One of the most powerful tools for an ENTP is the 'Pause Button.' Your mind works faster than your mouth, and your mouth works faster than your empathy. When you feel the urge to correct someone, to play Devil's Advocate, or to interrupt with a 'better' idea, force yourself to pause for three seconds. Ask yourself: "Does this need to be said right now? Will this help the relationship, or just satisfy my need to be right?" Additionally, you must practice 'Active Validation.' You are great at validating ideas, but poor at validating feelings. When a partner or friend expresses an emotion, try to validate the emotion before you try to fix the problem. Say, "I can see why you'd feel that way," before you launch into your analysis. This small bridge can save you from countless arguments and make your partner feel like you are on their team, not their opponent.

Actionable Strategies

The 80/20 Rule of Debate: Try to limit your debates to 20% of your interactions. Spend the other 80% on supportive, non-contentious connection. This prevents your partner from feeling like they are constantly on trial.

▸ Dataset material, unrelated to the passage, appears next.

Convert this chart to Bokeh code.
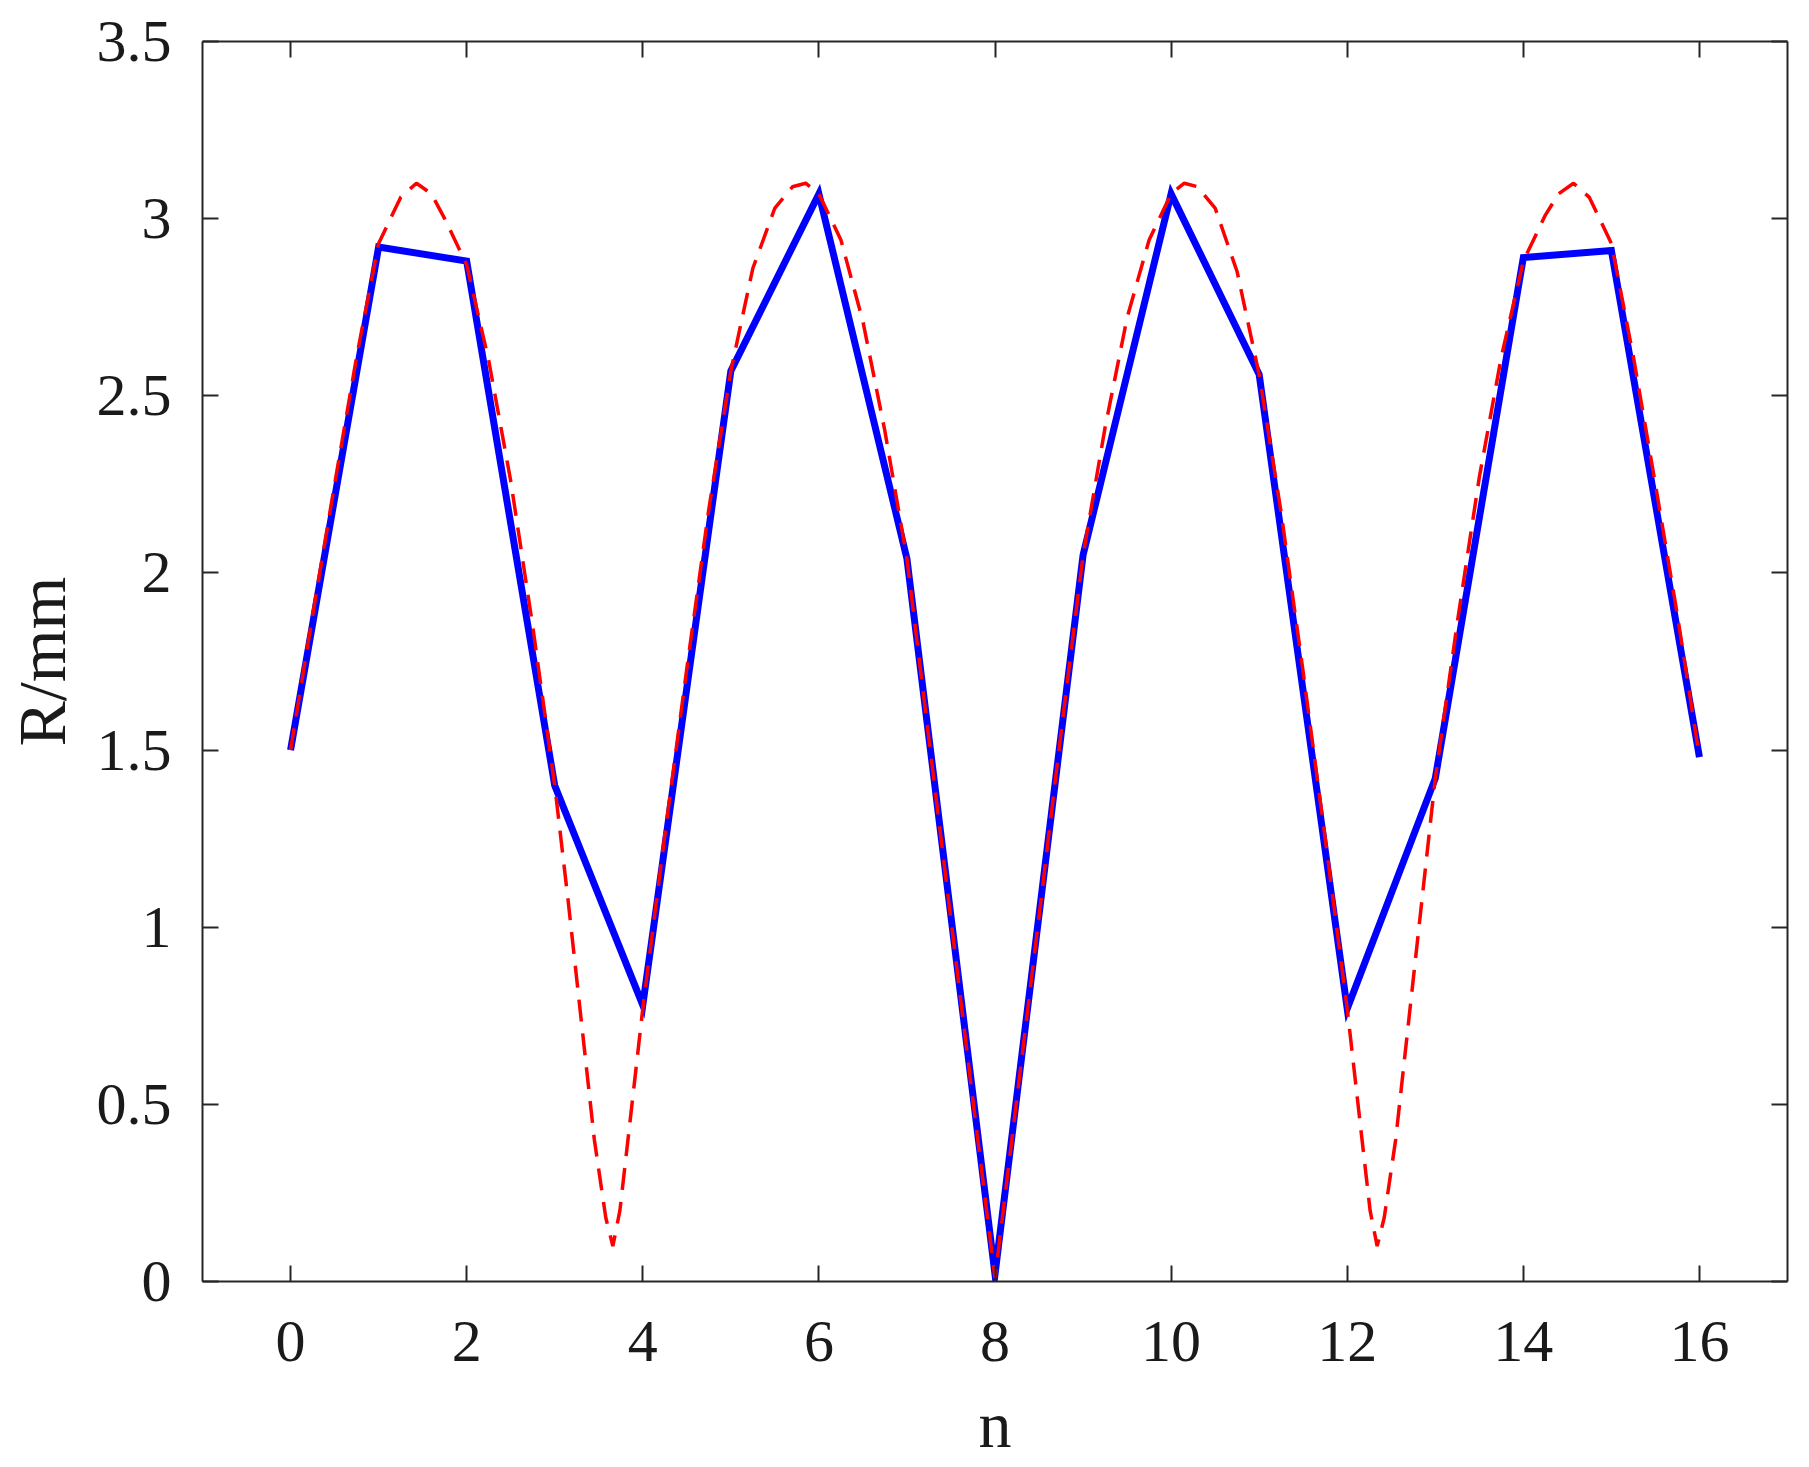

Schedule Spontaneity: It sounds oxymoronic, but if you are with a planner (J type), agree on a block of time that is unplanned. "Saturday from 2 PM to 8 PM is adventure time." This satisfies your need for freedom and their need for a schedule.

Follow-Through Rituals: In work and love, force yourself to finish small things to build trust. Doing the dishes without being asked or finishing the spreadsheet on time proves you are reliable, buying you goodwill for when you inevitably want to chase a new shiny object.

Key Takeaways

  • ENTPs seek 'intellectual friction'—partners who can challenge their ideas and keep up with their mental pace.
  • The 'Golden Pairs' for ENTPs are INTJs and INFJs, who provide a balance of intuitive understanding and grounding focus.
  • Relationships with Sensing-Judging types (ISTJ, ISFJ) are the most challenging due to conflicting needs for novelty vs. stability.
  • In romance, ENTPs must learn to validate emotions rather than just trying to 'solve' their partner's feelings with logic.
  • Debate is the ENTP's love language, but they must be careful not to overwhelm partners who value harmony over truth.
  • Workplace compatibility relies on finding colleagues who can execute the details of the ENTP's visionary ideas.
  • Growth happens when the ENTP learns to pause, listen, and follow through on commitments to build trust.

Frequently Asked Questions

Who is the soulmate for an ENTP?

While individual chemistry varies, the INTJ and INFJ are statistically and theoretically the strongest matches. The INTJ offers intellectual rigor and shared intuition, while the INFJ offers emotional depth and personal growth. Both types can handle the ENTP's mental speed.

Why do ENTPs argue so much in relationships?

ENTPs view debate as a form of intimacy and a way to seek truth. They don't see it as conflict; they see it as 'sparring' or a mental exercise. They argue to explore ideas, not necessarily to upset their partner, though it is often perceived that way.

Are ENTPs capable of long-term commitment?

Absolutely. While they fear boredom and stagnation, an ENTP is fiercely loyal to a partner who provides mental stimulation, autonomy, and growth. They don't leave relationships because they want to play the field; they leave when the relationship stops evolving.

Why do ENTPs and ISFJs struggle?

It is a clash of cognitive functions. ENTPs lead with Intuition (future/possibility) and dislike routine. ISFJs lead with Sensing (past/stability) and value tradition. They often struggle to understand each other's priorities, with the ENTP feeling bored and the ISFJ feeling chaotic.